Nissan Sunderland Juke assembly. Robots help keep costs down. |
When comparing the price of appliances today with twenty years ago, you find they have more features yet are cheaper. The reason is because they are made in larger factories with mechanised production lines or cheap labour. Often one factory makes items for many companies, and a different brand name is stuck on the same product as it moves along the conveyor belt.
Cars today are much more advanced with many more safety features and gizmos. In real terms - compared to earnings - they are cheaper too, but prices stubbornly hold up. This means the outlay for a car is high and depreciation is as well. Then add the costs associated with running the vehicle and personal transport takes a large slice of our income. That is what is holding me back from buying a new car. How can I justify the cost of personal transport? It's too much!
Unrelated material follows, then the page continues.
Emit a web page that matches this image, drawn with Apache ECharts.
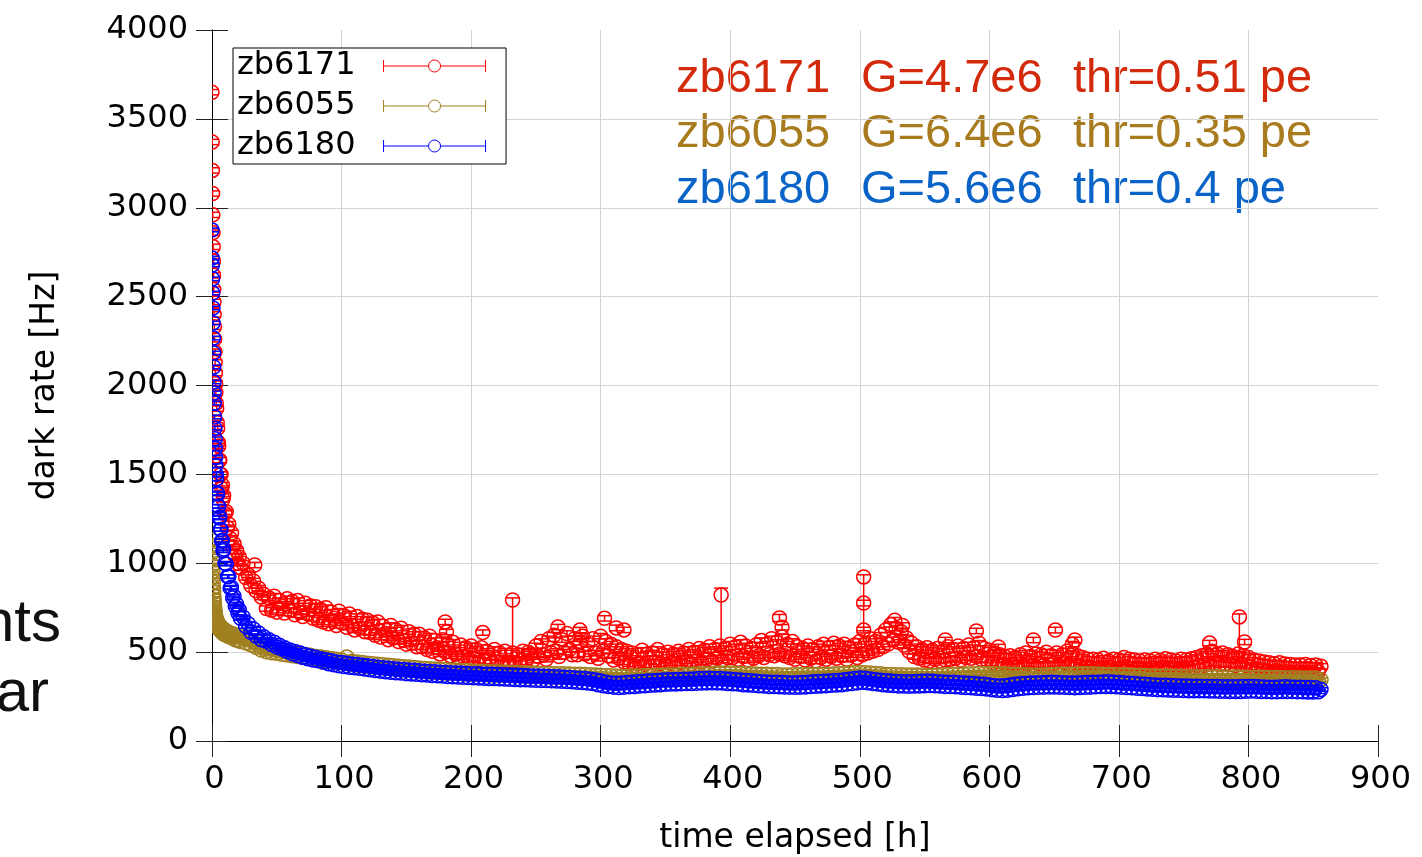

Car makers have failed to take advantage of one key thing to reduce prices, co-operation. There are signs producers are realising that those who share will survive and those that don't won't. Still, it is happening too slowly. The cost added to cars by duplicated costs developing things alone is high and it needs to be reduced.
An example of going it alone was MG Rover. It shared much with Honda and the arrangement was profitable for both. BMW became the majority shareholder and a disgruntled Honda left. BMW needed to find a new partner for MGR but didn't. It tried to run the company without sharing the cost of doing so. It soon became very unprofitable and the butt of jokes from BMW. The joke however was on them, as that poor decision cost BMW a lot of money. They failed to ensure MGR's profitable survival through co-operation with another mass car maker.
It is going to be increasingly difficult for car makers to go it alone. Sharing as much as they can with other car makers will save money, increase profits and lowering the price of cars. It would even better if car makers made cars for each other and with clever body changes made them look quite different. That would really reduce prices (and therefore debt and deprecitation for the buyer) but that seems one step most manufacturers won't take. It would make the cost of motoring much lower.